I have modified the proposed format to only 'p','t' and 'n' for print error, typo and no change respectively. All other codes are shifted to notes (can be used optionally). So, the file format is as you desire. I have tried to take part in your burden. Code at https://gist.github.com/drdhaval2785/13e1211f6f333bb2cb31 would generate the files you need. They will be dictionarywise and one master file for seeing all corrections and no change cases at one place. Detailed description in Expected Outcome heading of the issue. Please give it a try and let me know. If there are some changes needed, let me try. If I fail, you may carry on. This way I would get some feeling of updating the codes you work with.

gasyoun commented 8 years ago

category codes are ready for marble I think. As per "I'm quite willing and glad to take the corrections in the looser form of issue comments that has been used heretofore." - I think it's bad idea to do cleanup, if there are some tech-savvy people who can do the most them-self. I'm very happy to see Dhaval's pro-activeness in a field that is very important for me.

drdhaval2785 commented 8 years ago

As https://github.com/sanskrit-lexicon/CORRECTIONS/issues/154 format has attained finality, this trial version ends.

gasyoun commented 8 years ago

Hurray!

funderburkjim commented 8 years ago

@drdhaval2785 Glad you are learning how things work. Apparently, the idea of making s3 copies of the pywork, web, and org directories was a good way to let you get 'hands on' experience with the system. (Agree?)

If so, perhaps I should institute some regular routine on revising those s3 copies. Any suggestion on frequency?

drdhaval2785 commented 8 years ago

Apparently, the idea of making s3 copies of the pywork, web, and org directories was a good way to let you get 'hands on' experience with the system. (Agree?)

Absolutely yes.

Any suggestion on frequency?

15th and 30th of every month

drdhaval2785 commented 8 years ago

@funderburkjim Any thoughts on https://github.com/sanskrit-lexicon/CORRECTIONS/issues/157#issuecomment-156905980?

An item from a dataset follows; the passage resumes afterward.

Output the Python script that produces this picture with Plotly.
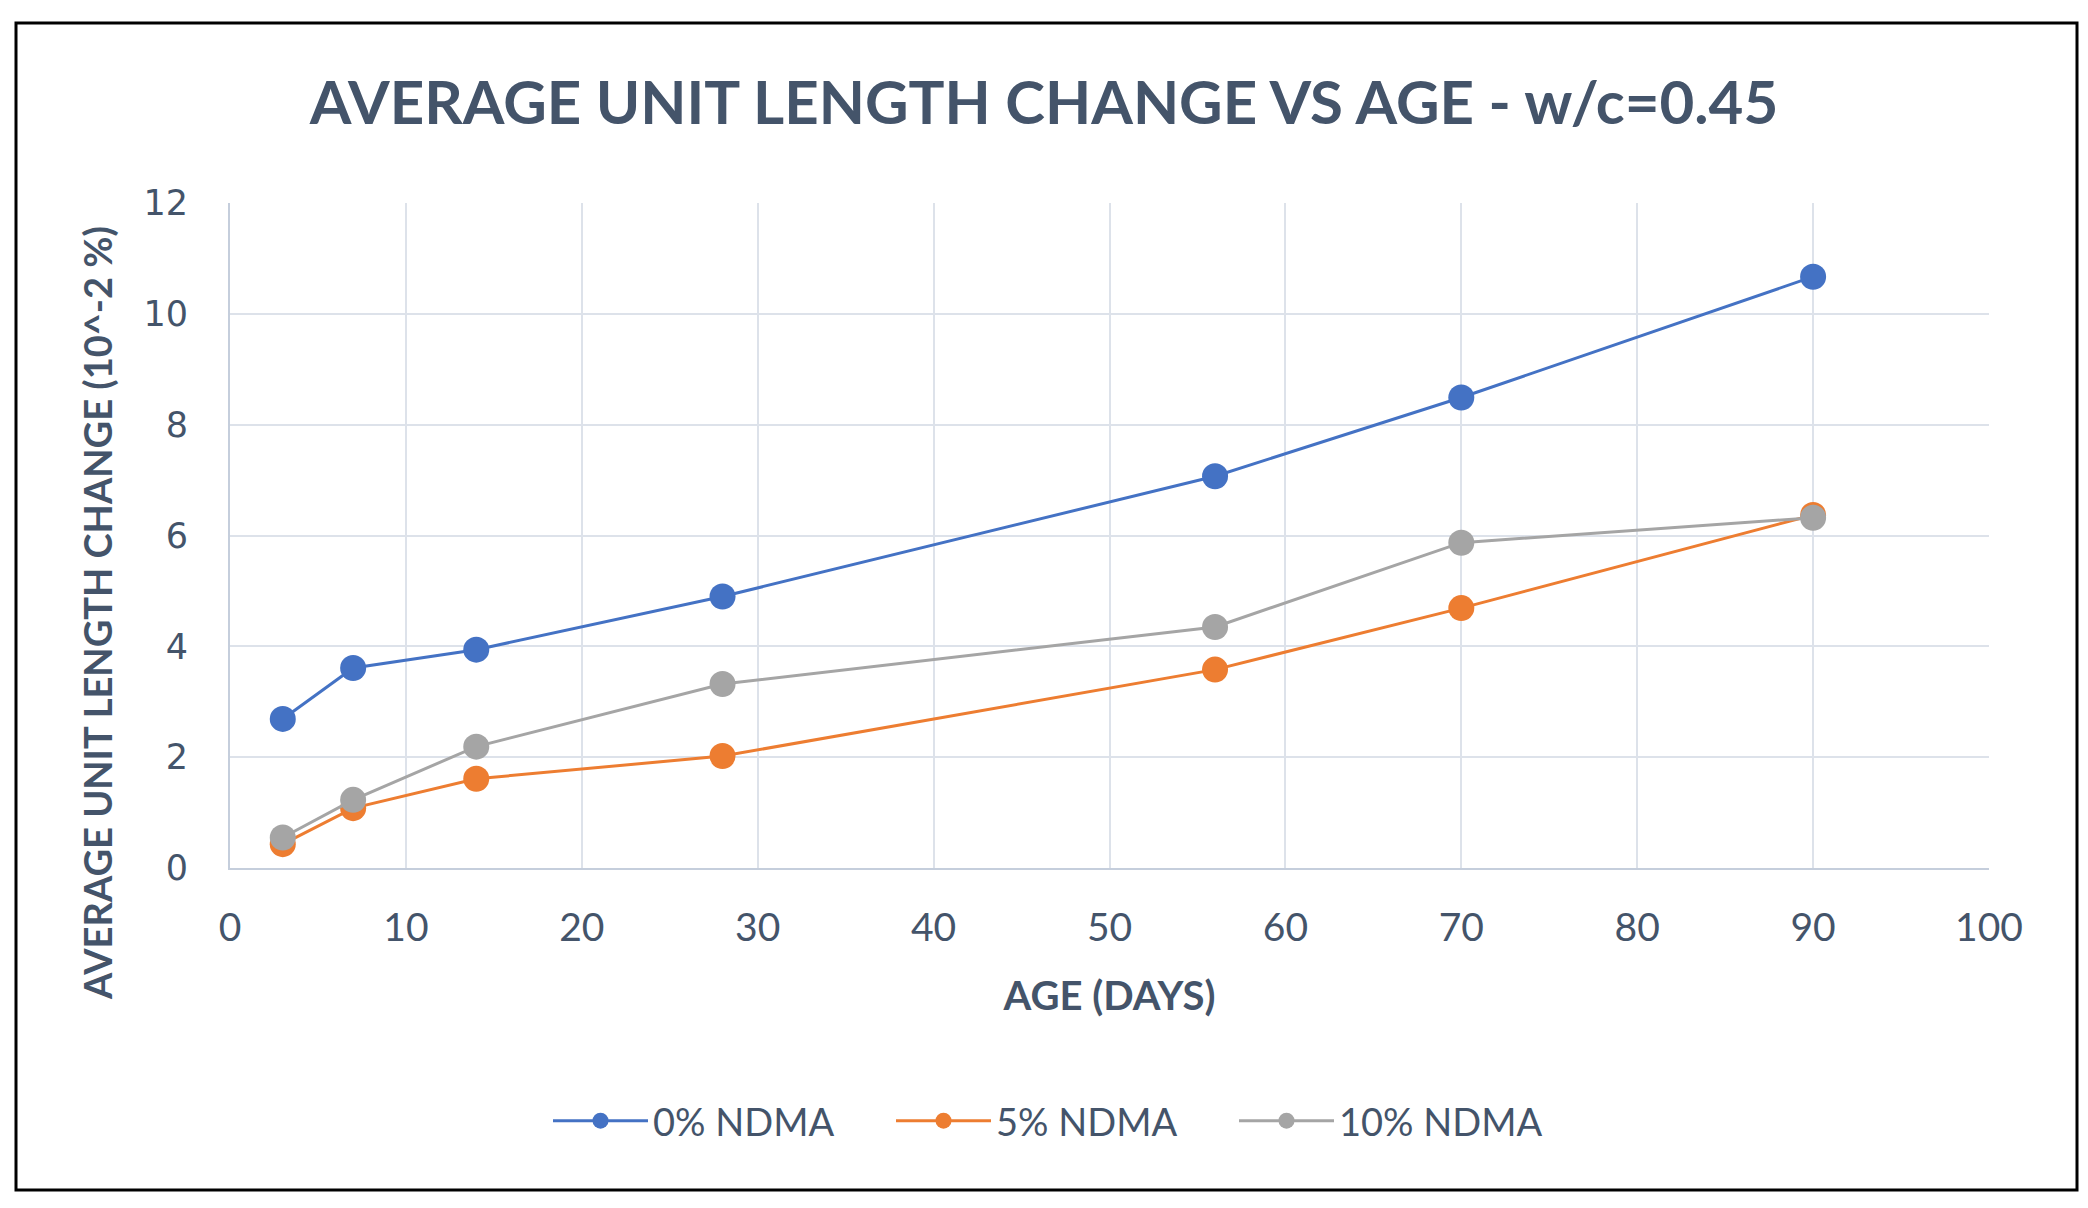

gasyoun commented 8 years ago

Bi-weekly indeed makes sense. If the server goes down, there should be at least two of us who should have it all.

funderburkjim commented 8 years ago

@drdhaval2785 re errors with submission. '(' or '*'

If you want to change s1 = 'an (extra left paren' to s2 = 'an extra left paren' in Python:

s2 = re.sub(r'\(','',s1)   # use '\(' to mean a literal left-paren rather than usual regex meaning of '('
funderburkjim commented 8 years ago

@drdhaval2785 Regarding use of string replacement instead of regex replacement.

Probably would work exactly the same in our usage.

It would not solve the problem of how to autoadjust key2. Note the 4 examples given in readme.txt for benfey that were manual adjustments in benupd_edit.txt. No obvious way to do these adjustments by program. Easier to do manually. At least that's how it seems to me.